Sometimes, the asylum is a stand-in for something else. Sam Fuller, for instance, borrowed a trick from Fritz Lang for his film Shock Corridor; the mental hospital here is a stand-in for 1960s America, with racism, nuclear terror and more—a place to drive even sane people round the bend.

Something similar happens in One Flew Over The Cuckoo's Nest, where the authorities in the asylum represent the wider forces of repression in society, attempting to stifle creativity and freedom. (Yes, it IS based on a novel written in the 1960s. How ever did you guess?)


Not every film gets so sociological. The French film La Tête Contre les Murs looks at an asylum through the eyes of a young man incarcerated by his bullying father. It was directed by George Franju; something of a surrealist, he well captured the fragility of the patients.

Mention should be made too of Titicut Follies. As with Let There Be Light, it's a documentary. And as with Let There Be Light, it was banned for ages. And no wonder, because it's unsparing, juxtaposing the patients preparing for their annual concert with their brutal daily routine, which includes force-feeding and casual violence. We must hope that it isn't just the terminology that changed when "asylums" became "hospitals".


The Modern Age 


Society has got a lot better at talking about mental health issues in recent years, and more understanding too.

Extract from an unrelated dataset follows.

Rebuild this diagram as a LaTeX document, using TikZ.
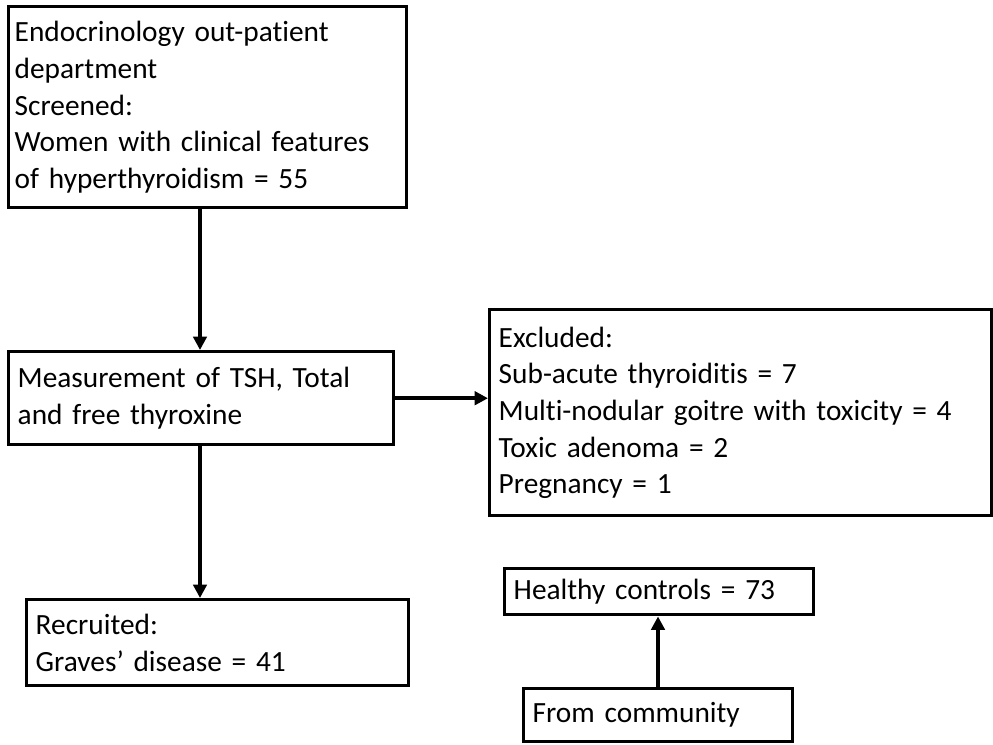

This can certainly be seen in the movies.

Most obviously, there's the work of the Danish director Lars Von Trier, who has been open about his own depression and made two films informed by it. Antichrist is a report from the frontline, an attempt to describe the destructive despair that he felt when he was ill; more considered is Melancholia, a semi-sci-fi story about a depressive (Kirsten Dunst) at the end of the world.


Antichrist (2009)

Beyond those, there is at least one outstanding film about schizophrenia. No, not A Beautiful Mind; it might have won the Best Picture Oscar but, let's be honest, this biopic of mathematician John Nash never really comprehends the illness that so devastated him.

Rather, it is Spider, a remarkable work starring Ralph Fiennes and directed by David Cronenberg. This is one of the great films of the 21st century, a first-person evocation of a damaged mind struggling to understand the world.

Of course, it's likely future generations will find much to criticise about the films of our era—look at how much our understanding of mental health has changed in the near-century since Dr. Caligari.

But whatever the other failings of the films included here, the best invite us to treat sufferers with decency and care: that's a message that should be forever timely.